A-Team Group’s Data Management Summit USA Virtual Day Two was based on the theme of best practices for data driven strategies in today’s new normal. The day started with an informative live keynote from Arvind Joshi, director of data management at Scotiabank, on how to establish data quality for analytics. This was followed by three live Q&As dedicated to laying strong data foundations, migrating to the cloud, and exploring the next frontier of ESG data management.
Andrew Delaney, A-Team Group president and chief content officer, set the ball rolling with an audience poll asking, ‘What is the biggest challenge you face in establishing a strong data management foundation to enable value creating activities in your organisation?’. The answer was loud and clear, improving business ownership and accountability for data.
Practitioner keynote
With the scene set and the audience’s pressing data management problems identified, Delaney handed over to Joshi, who presented an outline of how to achieve data quality for analytics. He started with a pyramid view of data as the foundation in the hierarchy of decision making, explaining that when you provide context to data it becomes information, when information becomes actionable it becomes knowledge, and at the top of the pyramid, when you apply knowledge, you have insight for decision making.
Noting that root-cause analysis for data issues can be a problem as it is often manual and time consuming, Joshi suggested a predictive data quality approach including continuous and deep data profiling and adaptive rules.
He finished with a a detailed and colourful chart representing a data quality framework designed to assess the health of data and identify data risks, analyse and provide insight into the root causes of poor data quality, and provide appropriate remediation recommendations to enhance data for analytics activities. Key headers – assessment, discovery, profiling, remediation and monitoring.
Data foundations Q&A
The first live Q&A of the day was hosted by Delaney and joined by members of the Summit’s panel on ‘laying the data foundations for creating reusable enterprise assets’. Joshi stayed on board and was joined by Predrag Dizdarevic, partner, Element 22; Sumanda Basu, director data governance and data management technology, Societe Generale; Laura Hahn, director, enterprise data management, TD Ameritrade; Peggy Tsai, vice president of data solutions, BigID; Stuart Harvey, CEO, Datactics; Kieran Seaward, head of sales, Datactics; and Linda Coffman, executive vice president, SmartStream RDU.
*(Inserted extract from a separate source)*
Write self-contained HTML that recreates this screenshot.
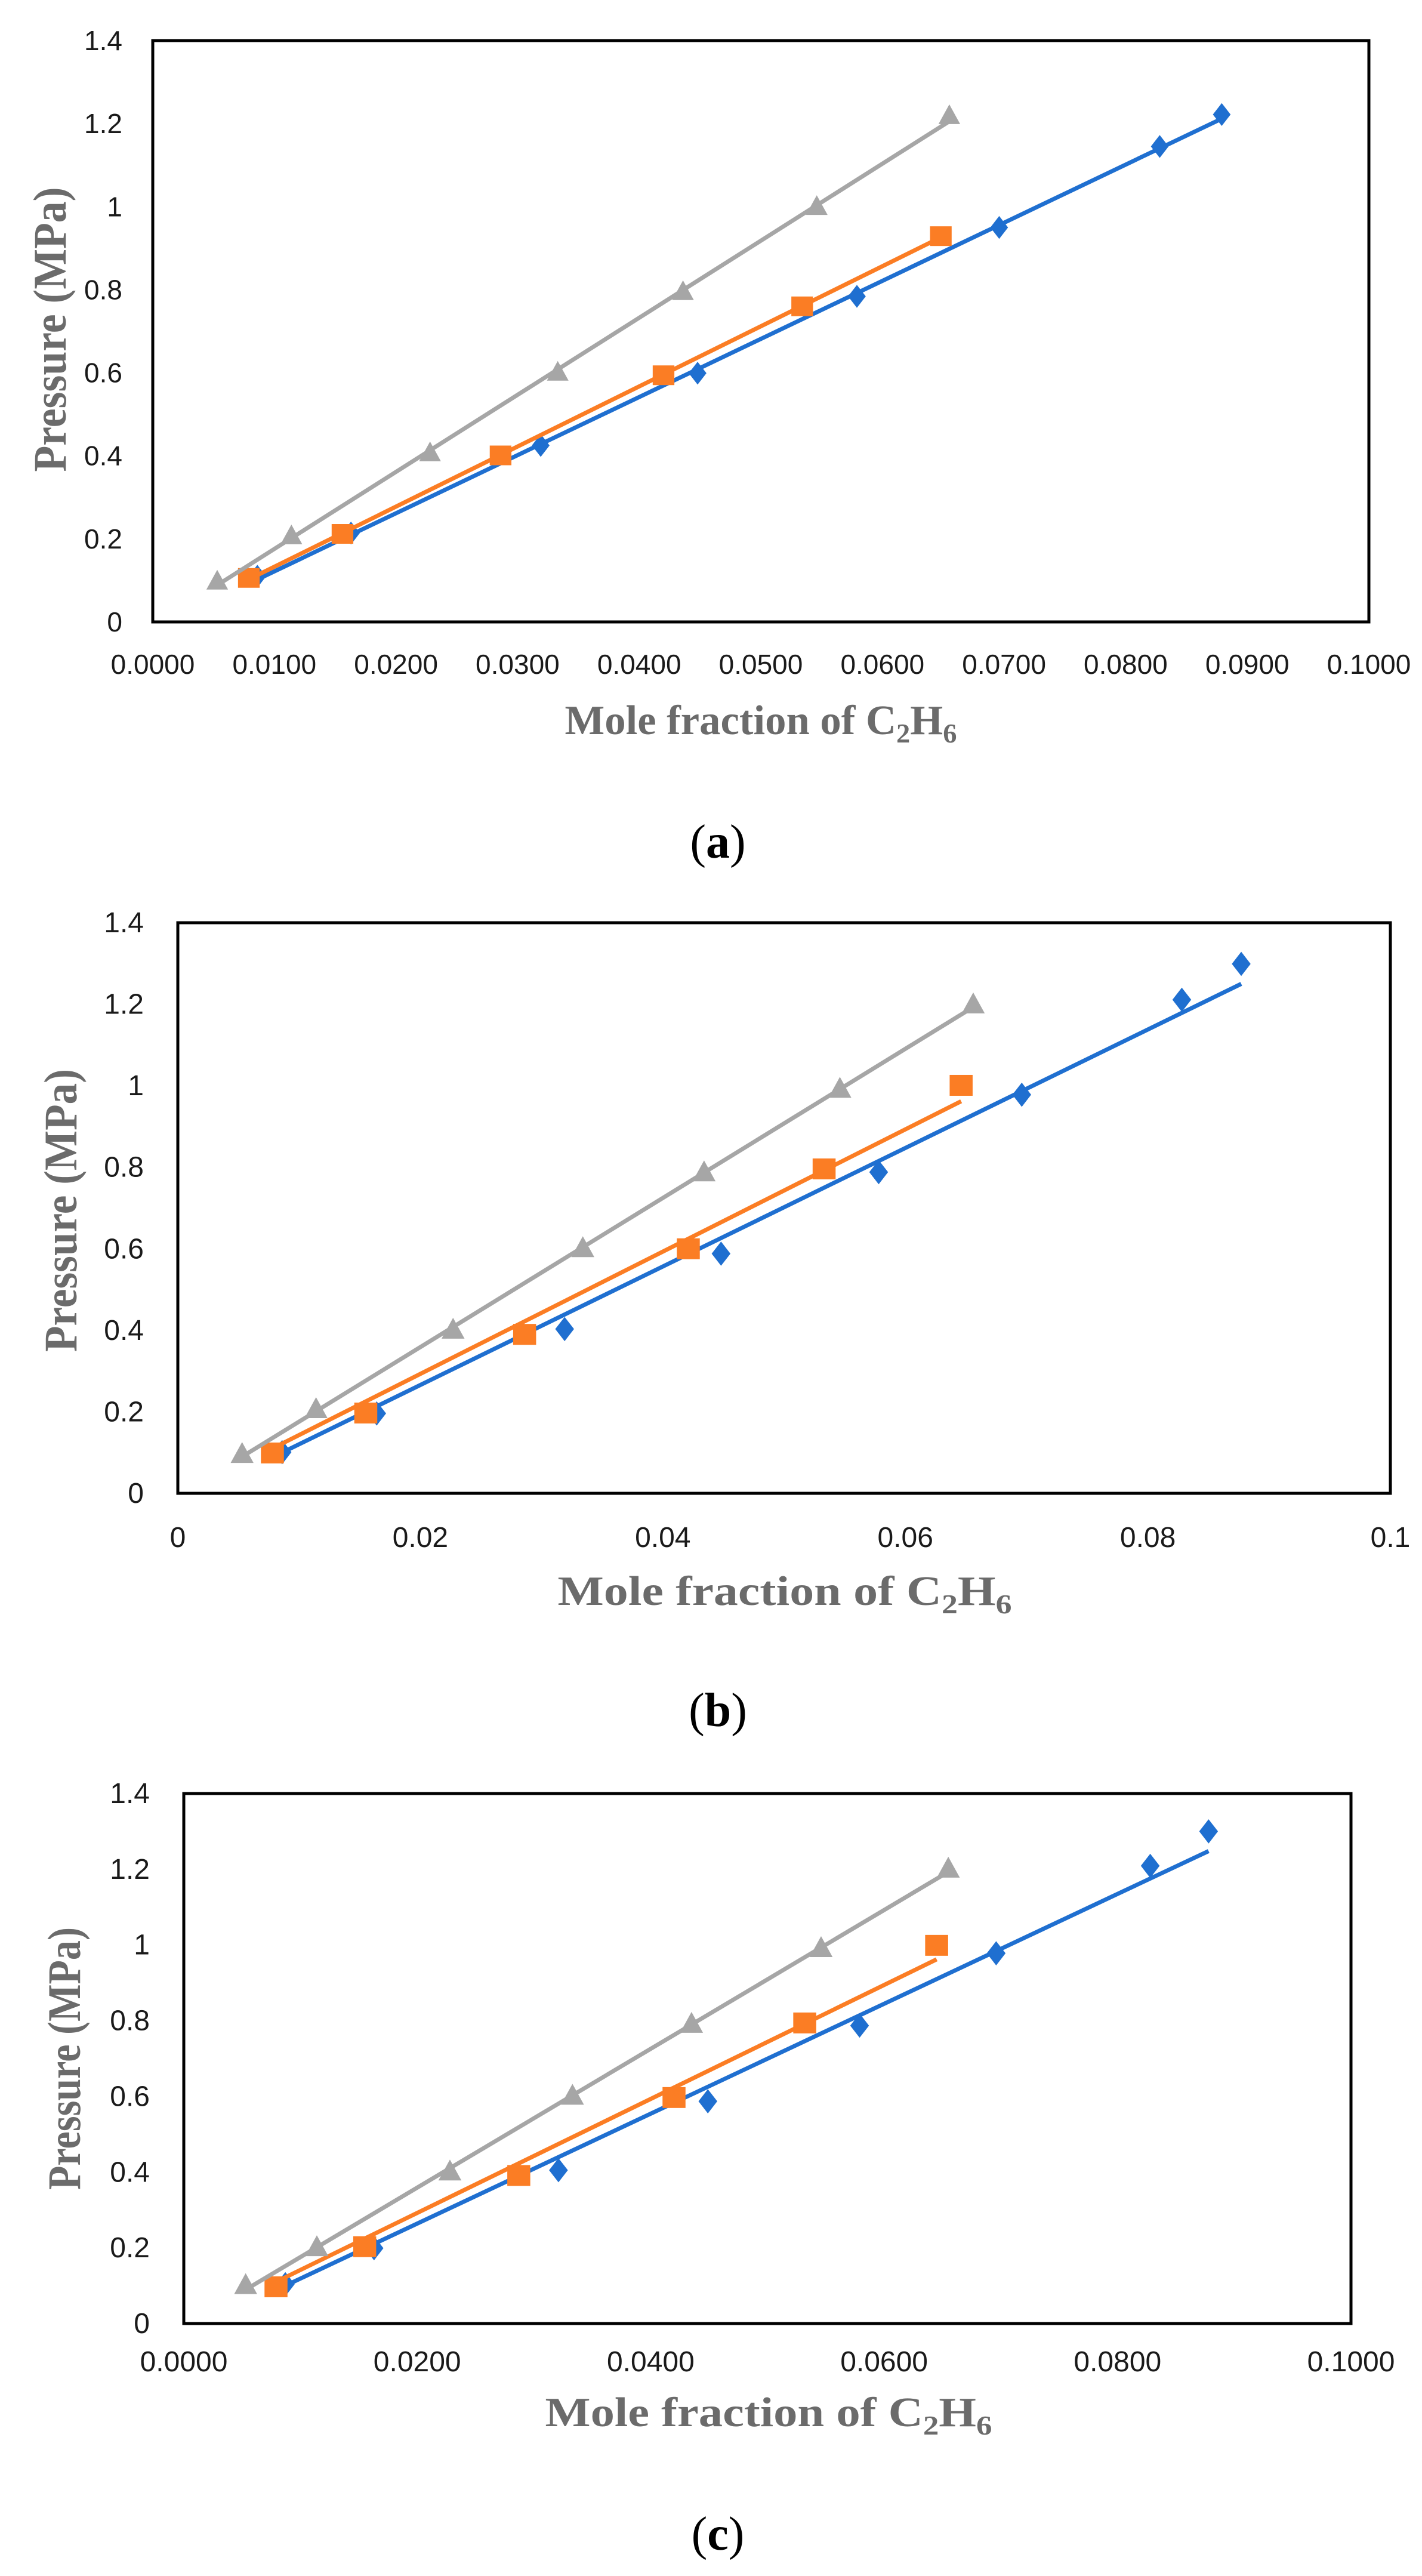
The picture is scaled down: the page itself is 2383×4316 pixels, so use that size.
<!DOCTYPE html>
<html><head><meta charset="utf-8"><style>
html,body{margin:0;padding:0;background:#fff;}
svg{display:block;}
</style></head><body>
<svg id="fig" xmlns="http://www.w3.org/2000/svg" width="2383" height="4316" viewBox="0 0 2383 4316">
<rect width="2383" height="4316" fill="#fff"/>
</svg>
<script>
// ---------- Chart (a) data ----------
const aBlueX = [0.0086,0.0163,0.0319,0.0448,0.0579,0.0696,0.0828,0.0879];
const aBlueY = [0.110,0.214,0.425,0.599,0.784,0.950,1.145,1.222];
const aOrangeX = [0.0079,0.0156,0.0286,0.0420,0.0534,0.0648];
const aOrangeY = [0.106,0.212,0.401,0.594,0.760,0.929];
const aGreyX = [0.0053,0.0114,0.0228,0.0333,0.0436,0.0546,0.0655];
const aGreyY = [0.097,0.206,0.406,0.600,0.794,0.999,1.218];
const aXTicks = ["0.0000","0.0100","0.0200","0.0300","0.0400","0.0500","0.0600","0.0700","0.0800","0.0900","0.1000"];
const aYTicks = ["0","0.2","0.4","0.6","0.8","1","1.2","1.4"];
// ---------- Chart (b) data ----------
const bBlueX = [0.0086,0.0164,0.0319,0.0448,0.0578,0.0696,0.0828,0.0877];
const bBlueY = [0.101,0.196,0.403,0.588,0.788,0.978,1.211,1.299];
const bOrangeX = [0.0078,0.0155,0.0286,0.0421,0.0533,0.0646];
const bOrangeY = [0.099,0.197,0.390,0.600,0.796,1.001];
const bGreyX = [0.0053,0.0114,0.0227,0.0334,0.0434,0.0546,0.0656];
const bGreyY = [0.095,0.205,0.400,0.600,0.786,0.991,1.198];
const bBlueTrend = [0.100, 1.250];
const bOrangeTrend = [0.110, 0.962];
const bXTicks = ["0","0.02","0.04","0.06","0.08","0.1"];
const bYTicks = ["0","0.2","0.4","0.6","0.8","1","1.2","1.4"];
// ---------- Chart (c) data ----------
const cBlueX = [0.0087,0.0163,0.0321,0.0449,0.0579,0.0696,0.0828,0.0878];
const cBlueY = [0.104,0.199,0.405,0.587,0.787,0.978,1.209,1.300];
const cOrangeX = [0.0079,0.0155,0.0287,0.0420,0.0532,0.0645];
const cOrangeY = [0.097,0.203,0.391,0.597,0.794,0.999];
const cGreyX = [0.0053,0.0114,0.0228,0.0333,0.0435,0.0546,0.0655];
const cGreyY = [0.100,0.200,0.400,0.600,0.790,0.990,1.200];
const cBlueTrend = [0.100, 1.248];
const cOrangeTrend = [0.110, 0.962];
const cXTicks = ["0.0000","0.0200","0.0400","0.0600","0.0800","0.1000"];
const cYTicks = ["0","0.2","0.4","0.6","0.8","1","1.2","1.4"];

const NS = "http://www.w3.org/2000/svg";
const svg = document.getElementById('fig');
const BLUE="#1f6fd0", ORANGE="#fb7d24", GREY="#a6a6a6";

function mk(tag, attrs, parent){
  const e = document.createElementNS(NS, tag);
  for (const k in attrs) e.setAttribute(k, attrs[k]);
  parent.appendChild(e);
  return e;
}
function fit(xs, ys){
  const n=xs.length; let sx=0,sy=0,sxx=0,sxy=0;
  for(let i=0;i<n;i++){sx+=xs[i];sy+=ys[i];sxx+=xs[i]*xs[i];sxy+=xs[i]*ys[i];}
  const m=(n*sxy-sx*sy)/(n*sxx-sx*sx); return {m:m,b:(sy-m*sx)/n};
}

function drawChart(cfg){
  const g = mk('g', {}, svg);
  
  
  const X = v => cfg.L + (v - 0) / 0.1 * (cfg.R - cfg.L);
  const Y = v => cfg.B - v / 1.4 * (cfg.B - cfg.T);
  cfg.yTicks.forEach((t,i)=>{
    const v = i*0.2;
    const tx = mk('text', {x:cfg.yLabRight, y:Y(v)+16, 'text-anchor':'end', 'font-family':'Liberation Sans, sans-serif', 'font-size':cfg.tickFs, fill:'#1a1a1a'}, g);
    
    
    tx.textContent = t;
  });
  const step = 0.1/(cfg.xTicks.length-1);
  cfg.xTicks.forEach((t,i)=>{
    const tx = mk('text', {x:X(i*step), y:cfg.xLabY, 'text-anchor':'middle', 'font-family':'Liberation Sans, sans-serif', 'font-size':cfg.tickFs, fill:'#1a1a1a'}, g);
    
    
    tx.textContent = t;
  });
  const series = [
    {name:'blue-series', xs:cfg.blueX, ys:cfg.blueY, col:BLUE, m:'diamond', tr:cfg.blueTrend},
    {name:'orange-series', xs:cfg.orangeX, ys:cfg.orangeY, col:ORANGE, m:'square', tr:cfg.orangeTrend},
    {name:'grey-series', xs:cfg.greyX, ys:cfg.greyY, col:GREY, m:'triangle', tr:null}
  ];
  series.forEach(s=>{
    const sg = mk('g', {}, g);
    
    
    const f = fit(s.xs, s.ys);
    const x0 = Math.min(...s.xs), x1 = Math.max(...s.xs);
    const y0 = s.tr ? s.tr[0] : f.m*x0+f.b;
    const y1 = s.tr ? s.tr[1] : f.m*x1+f.b;
    const ln = mk('line', {x1:X(x0), y1:Y(y0), x2:X(x1), y2:Y(y1), stroke:s.col, 'stroke-width':7}, sg);
    
    
    s.xs.forEach((xv,i)=>{
      const px=X(xv), py=Y(s.ys[i]); let el;
      const w=cfg.mk, h=cfg.mk;
      if(s.m==='diamond'){
        el = mk('polygon', {points:`${px},${py-h*0.58} ${px+w*0.45},${py} ${px},${py+h*0.58} ${px-w*0.45},${py}`, fill:s.col}, sg);
      } else if(s.m==='square'){
        el = mk('rect', {x:px-w*0.55, y:py-h*0.5, width:w*1.1, height:h, fill:s.col}, sg);
      } else {
        el = mk('polygon', {points:`${px},${py-h*0.6} ${px+w*0.55},${py+h*0.4} ${px-w*0.55},${py+h*0.4}`, fill:s.col}, sg);
      }
      
      
    });
  });
  const fr = mk('rect', {x:cfg.L, y:cfg.T, width:cfg.R-cfg.L, height:cfg.B-cfg.T, fill:'none', stroke:'#000', 'stroke-width':5}, g);
  
  
  const xt = mk('text', {x:cfg.xtX, y:cfg.xtY, 'text-anchor':'middle', 'font-family':'Liberation Serif, serif', 'font-weight':'bold', 'font-size':70, fill:'#6b6b6b', textLength:cfg.xtLen, lengthAdjust:'spacingAndGlyphs'}, g);
  
  
  xt.innerHTML = 'Mole fraction of C<tspan font-size="46" dy="14">2</tspan><tspan dy="-14">H</tspan><tspan font-size="46" dy="14">6</tspan>';
  const yt = mk('text', {x:0, y:0, transform:`translate(${cfg.ytX},${cfg.ytY}) rotate(-90)`, 'text-anchor':'middle', 'font-family':'Liberation Serif, serif', 'font-weight':'bold', 'font-size':78, fill:'#6b6b6b', textLength:cfg.ytLen, lengthAdjust:'spacingAndGlyphs'}, g);
  
  
  yt.textContent = 'Pressure (MPa)';
  const cap = mk('text', {x:1203, y:cfg.capY, 'text-anchor':'middle', 'font-family':'Liberation Serif, serif', 'font-size':80, fill:'#000'}, svg);
  
  
  cap.innerHTML = '(<tspan font-weight="bold">' + cfg.id + '</tspan>)';
}

drawChart({id:'a', L:256, R:2294, T:68, B:1042, blueX:aBlueX, blueY:aBlueY, orangeX:aOrangeX, orangeY:aOrangeY, greyX:aGreyX, greyY:aGreyY,
  blueTrend:null, orangeTrend:null,
  xTicks:aXTicks, yTicks:aYTicks, yLabRight:205, xLabY:1129, tickFs:46, mk:33,
  xtX:1275, xtY:1230, xtLen:657, ytX:110, ytY:552, ytLen:477, capY:1437});
drawChart({id:'b', L:298, R:2330, T:1546, B:2502, blueX:bBlueX, blueY:bBlueY, orangeX:bOrangeX, orangeY:bOrangeY, greyX:bGreyX, greyY:bGreyY,
  blueTrend:bBlueTrend, orangeTrend:bOrangeTrend,
  xTicks:bXTicks, yTicks:bYTicks, yLabRight:241, xLabY:2592, tickFs:48, mk:35,
  xtX:1315, xtY:2689, xtLen:761, ytX:128, ytY:2028, ytLen:474, capY:2892});
drawChart({id:'c', L:308, R:2264, T:3005, B:3893, blueX:cBlueX, blueY:cBlueY, orangeX:cOrangeX, orangeY:cOrangeY, greyX:cGreyX, greyY:cGreyY,
  blueTrend:cBlueTrend, orangeTrend:cOrangeTrend,
  xTicks:cXTicks, yTicks:cYTicks, yLabRight:251, xLabY:3973, tickFs:48, mk:35,
  xtX:1288, xtY:4065, xtLen:749, ytX:134, ytY:3449, ytLen:440, capY:4272});
</script>
</body></html>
Audience questions came thick and fast, and ranged from how will machine learning and AI help with data quality analytics in future – it will churn large data sets to understand and find pain points far faster then SMEs, to how to achieve different levels of data quality for different problems – you need to understand your data domain and business objectives, why do data projects fail – you may be trying to do to much or too little, and what is the biggest change needed in data management – machine learning to automate and scale data discovery for data quality.
Migrating to the cloud Q&A
Turning to the buy-side, the second live Q&A was joined by members of the Summit panel ‘migrating to the cloud and adopting managed data services to support your digital journey’.
In the hot seats this time were Duncan Cooper, head of data product, HSBC Securities Services; Praveen Reddy, vice president, enterprise information and technology architecture, Voya Financial; Steven Roe, CEO, West Highland; Nathan Wolaver, managing director Americas, Asset Control; Aravind Kamath, managing director, State Street; Sam Sundera, head, future business, SIX; and Jeff Shortis, data platform product owner, Charles River Development.
The session started off with a sharp reminder of the need for multiple cloud solutions following an outage at Azure and went on to provide advice for practitioners embarking on cloud strategy – one size does not fit all, you need a hybrid multi cloud strategy. On the delicate question of how the buy-side has responded to COVID-19, general agreement was that the pandemic has accelerated migration to the cloud, prioritised important business and customer requirements, and underlined the need for resilience, not only in technology, but also in people and skills.
ESG and sustainable investing Q&A
The final live Q&A of the Summit discussed ESG and was joined by members from the panel ‘The next frontier – data management for ESG and sustainable investing’. Answering the questions were Suvrat Bansal, chief data officer, UBS Asset Management; Chris Johnson, senior product manager, market data, HSBC Securities Services; Rachel Segal, ESG analyst, Pzena Investment Management; Debarshi Basu, director, head of quantitative research, Blackrock Sustainable Investing; and Kieran Gallagher, executive director, head of product management for EDM Warehouse, IHS Markit.
Acknowledging that ‘ESG is the next big thing’, Delaney posed a number of questions to the panel, starting with why is that? Consensus here was that demand for ESG data from clients is growing quickly and is being met by an evolving data set, collection process and use of machine learning to uncover insights in unstructured data. Climate and environment data have long been the leaders, governance is old hat, and COVID-19 has underlined the importance of the S in ESG with social issues coming to the fore.
All good, but challenges are rife in this emerging data sector and include a lack of standardisation, inconsistency across data providers, and the implications of forthcoming EU ESG regulation. Advice for data practitioners working with ESG data? Look before you leap, the time to pay attention is now, and this will be big, you must get it right.